More explanation of how T is calculated below.
Draw conclusions#
As the p value of 0.0133 is less than our alpha value of 0.05, the test is significant.
We can conclude that the median difference in idenpendence is positive, ie the first borns are more independent
How the Wilcoxon Sign-Rank test works#
The mechanism of the test but is similar in principle to the ranksum test, except that here we work with ranked differences.
How to do the test (if you were doing it with pencil and paper)#
Obtain the difference (in independence score) for each pair
Rank the differences regardless of sign (e.g. a difference of +4 is greater than a difference of -3, which is greater than a difference of +2). Remove pairs with zero difference
Calculate the sum of ranks assigned to pairs with a positive difference (first-born more independent than second-born) - this is \(R+\)
Calculate the sum of ranks assigned to pairs with a negative difference (first-born more independent than second-born) - this is \(R-\)
The test statistic \(T\) is either:
\(R+\) if we expect positive differences to have the larger ranks (in this case, that equates to expecting first-borns to have higher scores)

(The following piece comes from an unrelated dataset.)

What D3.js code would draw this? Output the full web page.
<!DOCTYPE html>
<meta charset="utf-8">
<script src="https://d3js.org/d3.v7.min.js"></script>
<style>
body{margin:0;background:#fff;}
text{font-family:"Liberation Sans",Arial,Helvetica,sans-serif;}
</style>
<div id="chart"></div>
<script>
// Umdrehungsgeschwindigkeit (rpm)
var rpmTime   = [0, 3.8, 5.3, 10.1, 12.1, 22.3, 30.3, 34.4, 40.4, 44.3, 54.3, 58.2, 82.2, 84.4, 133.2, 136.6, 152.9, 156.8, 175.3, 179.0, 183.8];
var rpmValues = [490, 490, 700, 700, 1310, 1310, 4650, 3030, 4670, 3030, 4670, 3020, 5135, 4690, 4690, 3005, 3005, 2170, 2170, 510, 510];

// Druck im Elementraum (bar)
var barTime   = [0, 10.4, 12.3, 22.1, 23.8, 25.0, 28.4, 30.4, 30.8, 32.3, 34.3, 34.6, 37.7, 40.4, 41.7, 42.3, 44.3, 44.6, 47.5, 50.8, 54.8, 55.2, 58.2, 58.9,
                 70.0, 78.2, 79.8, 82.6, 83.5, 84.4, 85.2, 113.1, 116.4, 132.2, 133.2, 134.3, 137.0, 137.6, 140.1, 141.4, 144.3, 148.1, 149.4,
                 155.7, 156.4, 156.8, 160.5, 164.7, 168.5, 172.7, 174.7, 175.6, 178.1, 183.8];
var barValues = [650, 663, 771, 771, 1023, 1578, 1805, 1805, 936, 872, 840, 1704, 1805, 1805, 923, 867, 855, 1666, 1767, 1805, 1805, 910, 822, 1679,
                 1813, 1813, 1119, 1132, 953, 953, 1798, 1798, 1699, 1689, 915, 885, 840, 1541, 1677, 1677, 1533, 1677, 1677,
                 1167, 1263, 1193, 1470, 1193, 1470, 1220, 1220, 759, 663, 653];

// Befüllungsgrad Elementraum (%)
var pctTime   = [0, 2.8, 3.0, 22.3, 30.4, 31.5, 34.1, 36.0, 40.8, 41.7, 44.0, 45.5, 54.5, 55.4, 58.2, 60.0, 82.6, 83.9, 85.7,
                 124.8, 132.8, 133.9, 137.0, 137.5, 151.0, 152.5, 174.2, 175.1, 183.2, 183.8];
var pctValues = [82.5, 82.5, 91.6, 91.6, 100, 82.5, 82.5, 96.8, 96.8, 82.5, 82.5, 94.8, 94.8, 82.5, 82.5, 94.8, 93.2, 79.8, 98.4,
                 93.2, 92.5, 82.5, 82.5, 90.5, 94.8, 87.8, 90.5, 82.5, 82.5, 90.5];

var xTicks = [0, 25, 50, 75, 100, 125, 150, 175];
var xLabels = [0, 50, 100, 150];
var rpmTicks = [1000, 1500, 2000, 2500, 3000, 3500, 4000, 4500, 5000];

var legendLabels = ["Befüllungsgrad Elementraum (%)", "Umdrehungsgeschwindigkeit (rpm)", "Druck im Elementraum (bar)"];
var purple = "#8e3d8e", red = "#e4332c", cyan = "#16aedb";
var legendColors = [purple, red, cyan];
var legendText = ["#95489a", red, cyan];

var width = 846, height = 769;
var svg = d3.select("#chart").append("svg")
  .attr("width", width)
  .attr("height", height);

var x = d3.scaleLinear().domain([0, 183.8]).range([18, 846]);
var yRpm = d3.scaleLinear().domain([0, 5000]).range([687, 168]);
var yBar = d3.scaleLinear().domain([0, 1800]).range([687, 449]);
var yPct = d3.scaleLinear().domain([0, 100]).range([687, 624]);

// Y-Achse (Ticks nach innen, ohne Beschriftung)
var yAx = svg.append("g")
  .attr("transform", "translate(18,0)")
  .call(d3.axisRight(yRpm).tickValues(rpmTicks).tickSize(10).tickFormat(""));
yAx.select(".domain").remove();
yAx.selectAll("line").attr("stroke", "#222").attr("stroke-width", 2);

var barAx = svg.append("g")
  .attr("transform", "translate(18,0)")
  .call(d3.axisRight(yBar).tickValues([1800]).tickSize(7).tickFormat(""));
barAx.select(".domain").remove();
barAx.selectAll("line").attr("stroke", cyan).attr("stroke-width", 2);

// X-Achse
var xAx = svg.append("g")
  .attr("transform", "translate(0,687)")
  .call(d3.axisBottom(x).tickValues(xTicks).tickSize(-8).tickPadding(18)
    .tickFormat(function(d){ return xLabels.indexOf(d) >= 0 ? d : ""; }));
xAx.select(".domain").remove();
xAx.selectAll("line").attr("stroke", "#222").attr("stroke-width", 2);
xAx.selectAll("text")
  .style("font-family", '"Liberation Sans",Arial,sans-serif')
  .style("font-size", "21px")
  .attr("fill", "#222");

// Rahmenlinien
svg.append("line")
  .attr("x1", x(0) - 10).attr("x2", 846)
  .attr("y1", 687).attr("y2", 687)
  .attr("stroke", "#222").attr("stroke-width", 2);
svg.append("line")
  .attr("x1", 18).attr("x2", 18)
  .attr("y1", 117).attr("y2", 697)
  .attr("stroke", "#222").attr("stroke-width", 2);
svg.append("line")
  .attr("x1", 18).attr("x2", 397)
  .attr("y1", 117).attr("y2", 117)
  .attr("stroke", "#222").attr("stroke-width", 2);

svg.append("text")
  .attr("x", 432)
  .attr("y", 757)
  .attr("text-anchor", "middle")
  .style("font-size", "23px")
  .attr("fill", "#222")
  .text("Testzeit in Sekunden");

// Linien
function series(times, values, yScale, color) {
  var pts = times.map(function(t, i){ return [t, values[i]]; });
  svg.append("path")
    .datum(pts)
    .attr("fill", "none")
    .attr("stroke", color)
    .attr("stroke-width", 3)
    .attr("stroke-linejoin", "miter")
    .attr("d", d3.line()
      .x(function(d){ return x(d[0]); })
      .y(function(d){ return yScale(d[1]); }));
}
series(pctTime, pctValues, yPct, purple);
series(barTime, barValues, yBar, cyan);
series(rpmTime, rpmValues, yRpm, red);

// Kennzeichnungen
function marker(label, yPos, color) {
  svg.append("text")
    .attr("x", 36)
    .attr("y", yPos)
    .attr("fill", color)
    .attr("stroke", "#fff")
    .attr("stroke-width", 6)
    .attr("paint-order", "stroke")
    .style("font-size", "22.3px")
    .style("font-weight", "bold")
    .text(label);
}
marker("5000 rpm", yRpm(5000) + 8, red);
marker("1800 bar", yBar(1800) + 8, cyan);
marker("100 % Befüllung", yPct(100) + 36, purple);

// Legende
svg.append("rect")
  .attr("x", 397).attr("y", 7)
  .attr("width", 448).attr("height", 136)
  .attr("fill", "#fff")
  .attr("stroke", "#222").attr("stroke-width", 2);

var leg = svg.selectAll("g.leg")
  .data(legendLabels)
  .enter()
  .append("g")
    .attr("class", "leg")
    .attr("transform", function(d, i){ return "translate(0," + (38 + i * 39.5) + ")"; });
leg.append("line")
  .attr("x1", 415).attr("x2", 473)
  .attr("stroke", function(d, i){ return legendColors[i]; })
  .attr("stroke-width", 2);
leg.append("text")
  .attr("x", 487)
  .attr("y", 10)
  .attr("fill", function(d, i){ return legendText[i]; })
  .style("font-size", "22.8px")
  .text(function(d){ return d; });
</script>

\(R-\) if we expect negative differences to have the larger ranks (in this case, that equates to expecting second-borns to have higher scores)
The smaller of \(R+\) and \(R-\) for a two tailed test (as in the example, we have no a-prior hypothesis about direction of effect)
\(T\) is compared with a null distribution (the expected distribubtion of \(T\) obtained in samples drawn from a population in which there is no true difference between groups)
We will not build code to do this here, although if you are feeling brave you are welcome to have a try yourself, using the between groups rank sum test as a model.